# Nth Tas. 12/8



## wrasseman (Jul 28, 2006)

I headed out to a local lake (four springs) yesterday morning in the hope of adding to my trout tally for the season. It was a still and foggy morning so perfect for yakking but unfortunately I left my run a bit late and the fog had burned away by the time I arrived. Also it was probably a bit calm and sunny for good fishing. I spent a few hours trolling and casting (no wind so I couldn'y really drift spin) for absolutely nothing and only one other fisher I saw (there were quite a few) had even had a touch and that from a very small fish first thing in the morning.
Ultimately i cut my losses and headed to a stream just down the road from my work (I had to work in the arvo). This stream is very low at present (ankle deep) since we haven't had rain for some time and was as clear as I've ever seen it with very spooky fish but after many wayward casts and spooked fish I finally scored, picking up 3 brownies.
Cheers
col.


----------



## Peril (Sep 5, 2005)

Nice trouting Wrasseman


----------



## .329 (Apr 17, 2006)

That's a nice trout! I'm interested, what lure were you using? It looks like a metal wobbler?


----------



## wrasseman (Jul 28, 2006)

Yeah just a little spoon, does the job and bounces off rocks. 
Col.


----------



## PoddyMullet (Aug 29, 2005)

Nice brownie points for effort Col and cutting ya losses at Four Springs to try elsewhere. Trout markings (especially the browns really come up first rate in ya pics). Is Four Springs known as a rainbow water, or a bit of a mixed fishery?


----------



## wrasseman (Jul 28, 2006)

Poddy - four springs is very much a mixed trout fishery, browns and rainbows though no brokkies (unlike its neighbour brushy laggon) there also may be salmon though not officially (I've heard stories of an IFS stuff up where they accidentally put them in four springs instead of brushy last year - oops).
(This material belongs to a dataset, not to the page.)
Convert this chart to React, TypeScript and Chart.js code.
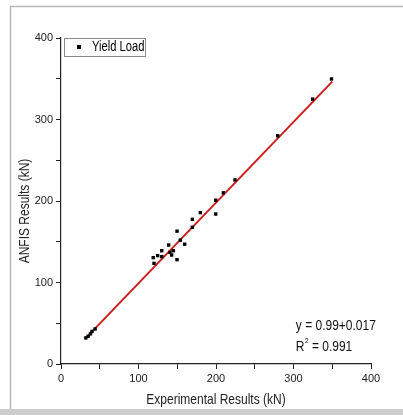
import React, { useEffect, useRef } from "react";
import { Chart, registerables } from "chart.js";

Chart.register(...registerables);

// Experimental (x) vs ANFIS (y) yield load results, kN
const expResults = [32, 35, 38, 40, 44, 119, 120, 124.7, 130, 130, 139, 140.6, 142.8, 145, 149.7, 149.7, 154, 159.6, 169.5, 169.5, 179.8, 199.6, 199.6, 209.5, 224.5, 279.6, 324.7, 349];
const anfisResults = [32, 34, 37, 40, 43, 130.5, 123.5, 133, 139, 131.7, 146, 137, 133.7, 139, 163, 128, 152, 147, 177.5, 167.7, 185.7, 201, 184, 210, 225.8, 280, 325, 349.7];

// Linear fit line end points
const fitX = [32, 350];
const fitY = [31.7, 346.5];

const seriesLabel = "Yield Load";
const xTitle = "Experimental Results (kN)";
const yTitle = "ANFIS Results (kN)";
const fitEquation = "y = 0.99+0.017";
const fitR2Value = " = 0.991";

const FONT = "'Liberation Sans', Arial, sans-serif";
const SQ = 0.8; // horizontal condensing of text

function condensedText(ctx: CanvasRenderingContext2D, text: string, x: number, y: number, align: "left" | "center") {
  ctx.save();
  ctx.translate(x, y);
  ctx.scale(SQ, 1);
  ctx.textAlign = align;
  ctx.fillText(text, 0, 0);
  ctx.restore();
}

export default function App() {
  const ref = useRef<HTMLCanvasElement | null>(null);

  useEffect(() => {
    const canvas = ref.current;
    if (!canvas) return;

    const framePlugin = {
      id: "frame",
      beforeDraw(chart: any) {
        const ctx = chart.ctx;
        ctx.save();
        ctx.fillStyle = "#ffffff";
        ctx.fillRect(0, 0, chart.width, chart.height);
        ctx.strokeStyle = "#b8b8b8";
        ctx.lineWidth = 1.5;
        ctx.beginPath();
        ctx.moveTo(10.5, 409);
        ctx.lineTo(10.5, 6.5);
        ctx.lineTo(chart.width, 6.5);
        ctx.stroke();
        ctx.fillStyle = "#cdcdcd";
        ctx.fillRect(0, 409, chart.width, chart.height - 409);
        ctx.restore();
      },
      afterDraw(chart: any) {
        const ctx = chart.ctx;
        const xs = chart.scales.x;
        const ys = chart.scales.y;
        const area = chart.chartArea;
        ctx.save();
        ctx.fillStyle = "#222";
        // axis titles
        ctx.font = `15px ${FONT}`;
        ctx.textBaseline = "middle";
        condensedText(ctx, xTitle, (area.left + area.right) / 2, 400, "center");
        ctx.save();
        ctx.translate(25, 211);
        ctx.rotate(-Math.PI / 2);
        condensedText(ctx, yTitle, 0, 0, "center");
        ctx.restore();
        // legend box
        const lx = Math.round(xs.getPixelForValue(4));
        const ly = Math.round(ys.getPixelForValue(400));
        ctx.strokeStyle = "#8a8a8a";
        ctx.lineWidth = 1;
        ctx.strokeRect(lx + 0.5, ly + 0.5, 81, 18);
        ctx.fillStyle = "#000";
        ctx.fillRect(lx + 13, ly + 7, 4, 4);
        ctx.font = `14px ${FONT}`;
        ctx.textBaseline = "middle";
        condensedText(ctx, seriesLabel, lx + 28, ly + 9.5, "left");
        // fit annotation
        const ax = xs.getPixelForValue(303);
        ctx.font = `15px ${FONT}`;
        ctx.textBaseline = "alphabetic";
        ctx.fillStyle = "#111";
        condensedText(ctx, fitEquation, ax, ys.getPixelForValue(42), "left");
        const ry = ys.getPixelForValue(16);
        condensedText(ctx, "R", ax, ry, "left");
        const rw = ctx.measureText("R").width * SQ;
        ctx.font = `8px ${FONT}`;
        condensedText(ctx, "2", ax + rw + 0.5, ry - 8, "left");
        const sw = ctx.measureText("2").width * SQ;
        ctx.font = `15px ${FONT}`;
        condensedText(ctx, fitR2Value, ax + rw + sw + 0.5, ry, "left");
        ctx.restore();
      },
    };

    const chart = new Chart(canvas, {
      type: "scatter",
      data: {
        datasets: [
          {
            type: "line",
            label: "Linear Fit",
            data: fitX.map((x, i) => ({ x, y: fitY[i] })),
            borderColor: "#c8201e",
            borderWidth: 2,
            pointRadius: 0,
            fill: false,
            order: 2,
          } as any,
          {
            label: seriesLabel,
            data: expResults.map((x, i) => ({ x, y: anfisResults[i] })),
            backgroundColor: "#000",
            borderColor: "#000",
            pointStyle: "rect",
            pointRadius: 2.4,
            borderWidth: 0,
            order: 1,
          },
        ],
      },
      plugins: [framePlugin],
      options: {
        responsive: false,
        animation: false,
        layout: { padding: { left: 0, right: 32, top: 38, bottom: 0 } },
        plugins: { legend: { display: false }, tooltip: { enabled: false } },
        scales: {
          x: {
            type: "linear",
            min: 0,
            max: 400,
            afterFit: (s: any) => {
              s.height = 51;
            },
            ticks: {
              stepSize: 50,
              autoSkip: false,
              maxRotation: 0,
              padding: 3,
              color: "#222",
              font: { family: FONT, size: 11 },
              callback: (v: any) => (Number(v) % 100 === 0 ? String(v) : ""),
            },
            grid: { drawOnChartArea: false, tickLength: 5, color: "#222", tickWidth: 1 },
            border: { color: "#222", width: 1.2 },
          },
          y: {
            type: "linear",
            min: 0,
            max: 400,
            afterFit: (s: any) => {
              s.width = 61;
            },
            ticks: {
              stepSize: 50,
              autoSkip: false,
              padding: 3,
              color: "#222",
              font: { family: FONT, size: 11 },
              callback: (v: any) => (Number(v) % 100 === 0 ? String(v) : ""),
            },
            grid: { drawOnChartArea: false, tickLength: 5, color: "#222", tickWidth: 1 },
            border: { color: "#222", width: 1.2 },
          },
        },
      },
    });

    return () => chart.destroy();
  }, []);

  return (
    <div style={{ position: "fixed", left: 0, top: 0, width: 403, height: 415 }}>
      <canvas ref={ref} width={403} height={415} style={{ display: "block" }} />
    </div>
  );
}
Gatesy - The rod is a heartland tournament trout rod DAI HLT 492 ULF, its a 4'9" 1-6lb rod rated for casting weights 1/32-1/4oz. With those specs. I had to have it and I love it. Don't think its available locally though (I bought it on the net after I looked through a US Daiwa catalog in my local tackle shop).
Cheers
Col.


----------



## Blaen (Jul 4, 2006)

Nice one Col, good to see some action on the Tassie scene. 8)


----------



## Kevin (Aug 29, 2005)

Col,

Wish I had a river like that down the road from my work. Well maybe not 'cause I might not ever get to work.


----------